Admittedly, this is a very difficult question, but because the past few generations of leadership have begrudgingly given permission, we now have a highly contentious situation today. By beginning the statement to give permission with “I don’t agree with this, but…” this has enraged both sides. The side that wants to be included is angry that there is anything other than full and complete acceptance and the side that wants to maintain standards and boundaries are angry because permission was given. By playing both sides for 50 years, the UMC is now in a place where no one is happy and 100% of everyone is angry.
Now we have come to the point where we can’t even be in the same room together. On this issue of open LBGTQ inclusion, all it takes is one little hint of disagreement and people quit listening out of anger. I have had people leave Wayne Street over both sides of the issue. Those who think we should include and those who are angry it has gone as far as it has. There are a number of people from both sides of the issue that they are leaving the UMC if this decision doesn’t go their way.
All of this has happened because back when the controversy began, the leadership tried to play both sides of the issue by begrudgingly granting permission. No one is happy because no decision was ever made. Now this unresolved issue is fracturing a great institution that I dearly love, and my heart is broken. I love the UMC and I am in a position where I am probably eventually going to have to renounce my credentials. Even writing that sentence breaks my heart, but that is where this is heading. The only way to get back to making disciples of Jesus Christ is to allow institutions like the UMC to sink under their own weight. The UMC has spent too much time trying to appease both sides that now both sides hate it. The biggest lesson I have learned from this is there is no such thing as begrudging permission. There is simply permission or denial. To say that you don’t like something but are giving permission anyway is the same as just giving permission. All the begrudging part does is make those who received the permission angry. By playing both sides, you lose the support of both.

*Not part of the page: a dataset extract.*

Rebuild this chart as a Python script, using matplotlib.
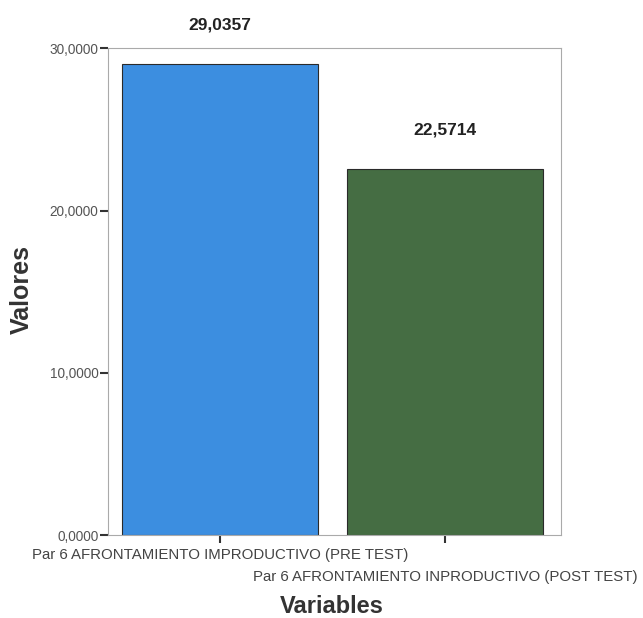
import matplotlib
matplotlib.use("Agg")
import matplotlib.pyplot as plt
from matplotlib.transforms import ScaledTranslation

categories = ["Par 6 AFRONTAMIENTO IMPRODUCTIVO (PRE TEST)",
              "Par 6 AFRONTAMIENTO INPRODUCTIVO (POST TEST)"]
values = [29.0357, 22.5714]
value_labels = ["29,0357", "22,5714"]
yticks = [0, 10, 20, 30]
ytick_labels = ["0,0000", "10,0000", "20,0000", "30,0000"]
colors = ["#3c8ee0", "#456d43"]

plt.rcParams['font.family'] = ['Liberation Sans', 'DejaVu Sans']

fig = plt.figure(figsize=(6.43, 6.18), dpi=100)
ax = fig.add_axes([0.168, 0.134, 0.704, 0.788])

x = list(range(len(categories)))
ax.bar(x, values, width=0.87, color=colors, edgecolor="#2a2a2a", linewidth=0.8)

for xi, v, lab in zip(x, values, value_labels):
    ax.annotate(lab, (xi, v), xytext=(0, 22.5), textcoords="offset points",
                ha="center", va="bottom", fontsize=12.5, fontweight="bold", color="#222222")

ax.set_xlim(-0.497, 1.512)
ax.set_ylim(0, 30)
ax.set_yticks(yticks)
ax.set_yticklabels(ytick_labels, fontsize=9.8, color="#555555")
ax.set_xticks(x)
ax.set_xticklabels(categories, fontsize=10.8, color="#444444")
shift = ScaledTranslation(4 / 100, 0, fig.dpi_scale_trans)
for i, t in enumerate(ax.get_xticklabels()):
    t.set_transform(t.get_transform() + shift)
    if i == 1:
        t.set_y(-0.045)
ax.tick_params(axis="y", direction="out", length=6, width=1.5, color="#333333", pad=1)
ax.tick_params(axis="x", direction="out", length=6, width=1.5, color="#333333", pad=3)

for s in ax.spines.values():
    s.set_color("#aaaaaa")
    s.set_linewidth(0.8)

ax.set_ylabel("Valores", fontsize=18, fontweight="bold", color="#333333", va="center")
ax.yaxis.set_label_coords(-0.19, 0.505)
ax.set_xlabel("Variables", fontsize=17, fontweight="bold", color="#333333", va="center")
ax.xaxis.set_label_coords(0.494, -0.146)

fig.savefig("out.png", dpi=100)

For those of you who haven’t gotten angry and quit reading this article yet, you are probably wondering where I come down on the question of the LBGTQ community. This current generation is lost on the issue. The media has so polarized us that we can’t even talk about it. But there is one part of this question that I will oppose until the day I die. Under no circumstances will I ever give permission to anything of a sexual nature being taught to children. For people in leadership who will have great influence over children, if they come in with a sexual indoctrination agenda, I will aggressively oppose that. This means teaching children gender theory or identity, sexual preferences, or exposing the children to anything they are not emotionally or intellectually ready to comprehend. It isn’t people who have alternative sexual desires that I have a problem with. It is the people who want their sexual interests endorsed and validated by children that I will never permit under any circumstances.